Remote work can be very rewarding and convenient, but in the longer term, and with more distance from the home office, cracks start to appear. Some of the issues I covered above are substantial ones. They’re even big enough for some to consider avoiding longer-term (or permanent) remote work. In fact, I was in this camp after returning from my trip. My experience, as I saw it, was a failure. But after the dust settled, I began to ponder and investigate solutions to these problems. Good news: there is hope. Bad news: it may not be easy to make the required changes, especially for companies with colocation firmly entrenched in their culture. As part of the post-mortem, I identified five specific ways in which remote work culture can start to thrive, or at least improve:

  1. When one team member is remote, everyone must be remote. This is not my original idea, but I honestly can’t recall the source. Regardless, this is crucial. I noticed that I felt much more connected when the entire team was working remotely. Our Slack channel was lively. One-on-one video conferences were more abundant. JIRA cases were updated with details and comments more frequently. On days where it was just me, quite the opposite. Now I’m not suggesting that everyone on a team has to actually work remotely if one member chooses to do so, nor should colocated employees have to avoid speaking to each other outside of Slack or group video/audio chats. This is all about state of mind. If colocated employees are able to empathize with the remote ones by taking the time to ensure important information and conversations are accessible to everyone, most of the problems outlined above simply go away. The rest of my list focuses more on specifics, but they all tie back to this first general concept.
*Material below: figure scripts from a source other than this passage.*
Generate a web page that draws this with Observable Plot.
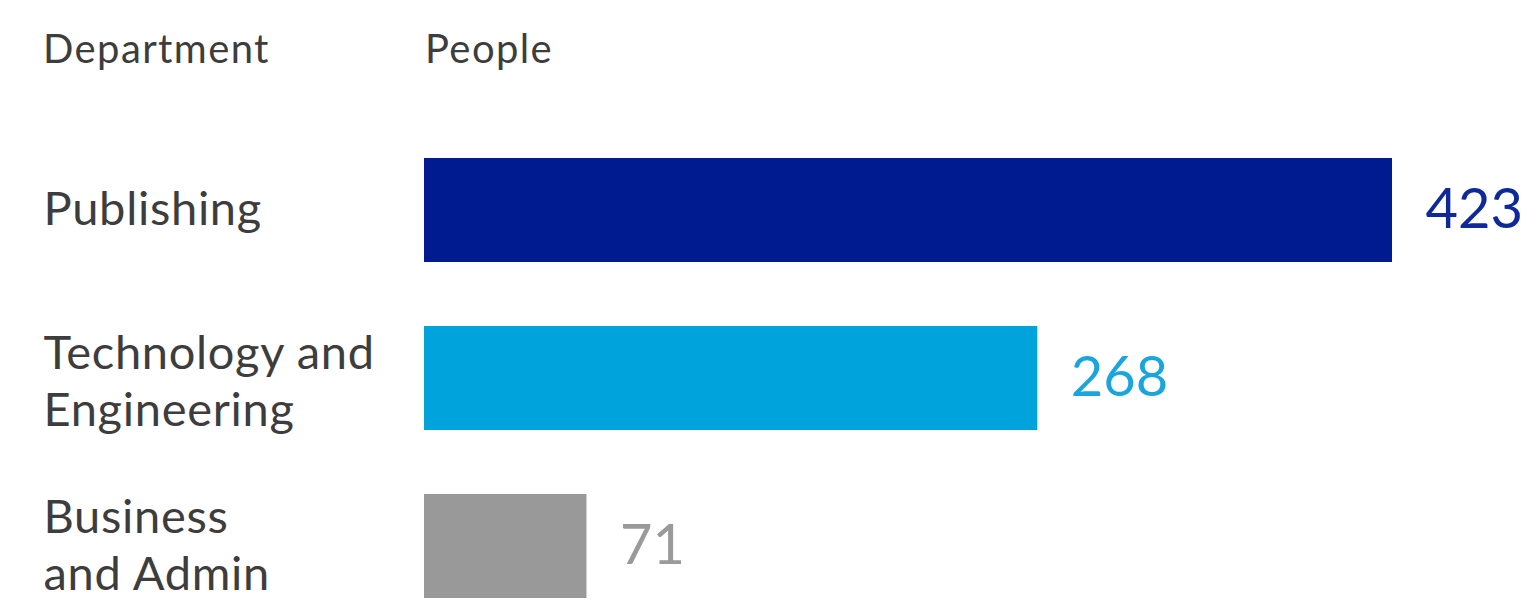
<!DOCTYPE html>
<html>
<head>
<meta charset="utf-8">
<script src="https://cdn.jsdelivr.net/npm/d3@7"></script>
<script src="https://cdn.jsdelivr.net/npm/@observablehq/plot@0.6"></script>
<style>
  html, body { margin: 0; padding: 0; background: #fff; }
  #wrap { width: 1538px; font-family: Lato, "Open Sans", sans-serif; }
  #head { position: relative; height: 100px; color: #3d3d3d; font-size: 40px; line-height: 40px; letter-spacing: 1.4px; }
  #head span { position: absolute; top: 28px; }
</style>
</head>
<body>
<div id="wrap">
  <div id="head"><span style="left:43px">Department</span><span style="left:425px">People</span></div>
  <div id="chart"></div>
</div>
<script>
const departments = ["Publishing", "Technology and\nEngineering", "Business\nand Admin"];
const people = [423, 268, 71];
const barColors = ["#001a8f", "#00a3db", "#999999"];
const labelColors = ["#0f2a98", "#1aa6dc", "#9a9a9a"];

const data = departments.map((d, i) => ({dept: d, value: people[i], bar: barColors[i], lab: labelColors[i]}));

const labelOpts = {y: "dept", text: "dept", frameAnchor: "left", dx: -381, textAnchor: "start", fontSize: 47, lineHeight: 1.21, fill: "#3d3d3d"};

const chart = Plot.plot({
  width: 1538,
  height: 500,
  marginLeft: 424,
  marginRight: 146,
  marginTop: 58,
  marginBottom: 2,
  style: {fontFamily: "Lato, 'Open Sans', sans-serif", background: "#fff"},
  x: {domain: [0, 423], axis: null},
  y: {domain: departments, paddingInner: 0.381, paddingOuter: 0, axis: null},
  marks: [
    Plot.barX(data, {x: "value", y: "dept", fill: "bar"}),
    Plot.text(data.slice(0, 1), {...labelOpts, dy: -4}),
    Plot.text(data.slice(1, 2), {...labelOpts, dy: 1}),
    Plot.text(data.slice(2, 3), {...labelOpts, dy: -3}),
    Plot.text(data, {x: "value", y: "dept", text: d => String(d.value), dx: 33, dy: 0, textAnchor: "start", fontSize: 56, fill: "lab"})
  ]
});
chart.querySelectorAll('g[font-size="47"] text').forEach(t => { t.style.letterSpacing = "0.7px"; });
document.getElementById("chart").appendChild(chart);
</script>
</body>
</html>
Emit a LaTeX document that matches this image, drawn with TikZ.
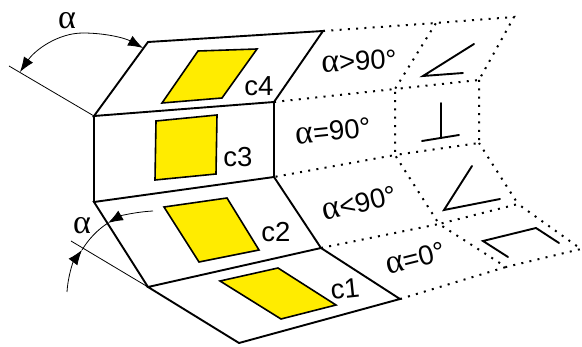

  2. If you really want to promote remote work, focus on documentation to share information. Slack is a very good step in this direction. Encourage everyone to share information on Slack. Ensure your team has its own channel, but make it easy for anyone to join any channel and get answers to questions quickly, or simply observe. Ban private channels, there’s no need for group secrets in a distributed organization. And if email works better for you (for me, it most certainly does not) then I suppose mailing lists à la Google Groups are a reasonable choice. But important information tends to get lost in chat rooms and mailing lists. So is may be helpful to maintain an easily searchable, browsable, and editable repository of documents. Google Drive doesn’t really fill this need in my experience. Some sort of wiki such as Confluence or Crowdbase is probably more appropriate. Another frustration I had while working remotely was lack of cohesive documentation of project feature cases. We use JIRA to track project features, bugs, and tasks. Sometimes, during story pointing sessions, important details discussed among team members were left out of the notes or not organized in a readable manner. Even worse, later discussions that ultimately influenced the direction of stories often did not result in appropriate updates to the underlying JIRA case. For those already in the know and part of these conversations — no big deal. But for remote employees, plenty of time is wasted sorting out the details later. In short, it’s fine to have actual conversations, but leave a paper trail. Not only for remote workers, but for people like me with terrible memory. As an added bonus, taking the time to properly document cases gives you time to reflect, and, in my experience, this tends to reveal flaws that would otherwise have not been discovered until later on in the process.
  3. Record everything. Well, maybe not everything. No need to turn the office into The Truman Show, but certainly record the important stuff — meetings, presentations, and announcements. Use a decent camera, and a good mic. Make sure it’s easy for individuals and teams to record their own presentations and meetings. Uploading and searching for these recordings should be trivial as well. Post links to these recordings in the appropriate Slack channels or mailing lists. Automate this. Automate as much of this as possible so it just happens. Remote employees can then have the freedom to at least observe important discussions on their own schedule. This seems especially crucial for widely distributed teams.
  4. Work tirelessly to make video conferencing painless and natural. I honestly don’t exactly know how to perfect video conferencing. It’s an unsolved problem in my mind. At the very least, a fair amount of research is in order to find the proper technology for your organization. And it all has to be insanely easy to use. Click something or press a button, and the conference starts. Screen sharing must be easy too. Use auto-tracking video cameras for meetings and events with Q&A. Make sure you have access to exceptional microphones too. We use this Blue Omnidirectional Yeti mic at Widen. It’s amazing — buy several now. The mic built into your laptop is shit for meetings. Please don’t cheap out on this.
  5. When in the office, communication “just for the hell of it” can normally be a distraction. But it really helps to keep remote employees connected. I personally (even more so than usual) looked forward to one-on-one video chats with my boss while I was overseas. It was a rare opportunity to re-connect to the home office. And this is coming from someone who isn’t particularly social and generally avoids small talk and general pleasantries. Interestingly, when I discussed my remote work experiences with another employee, I received confirmation on this point based on this person’s recent long-term remote work venture. Any sort of welfare check is helpful, from a boss or even a team member. This is especially hard for me to do, but it’s much more top-of-mind now.
Nothing more refreshing after a long absence to find that your desk has been relocated to the coat room.

I’ve given you a lot to think about. Actually, I’ve given myself a lot to think about, as I’ve been somewhat delinquent in pushing required changes inside my own company. Offering the ability to work from home, beach, or tuk-tuk is a compelling one for many employees. But it’s never as easy as saying “it’s ok to work remotely.” If your company’s culture revolves around colocation, you may find that this previously vibrant and compelling atmosphere actually alienates your remote workforce. But fear not, you can patch the holes and make your office much more remote friendly, as long as you and all of your coworkers have the same goal in mind.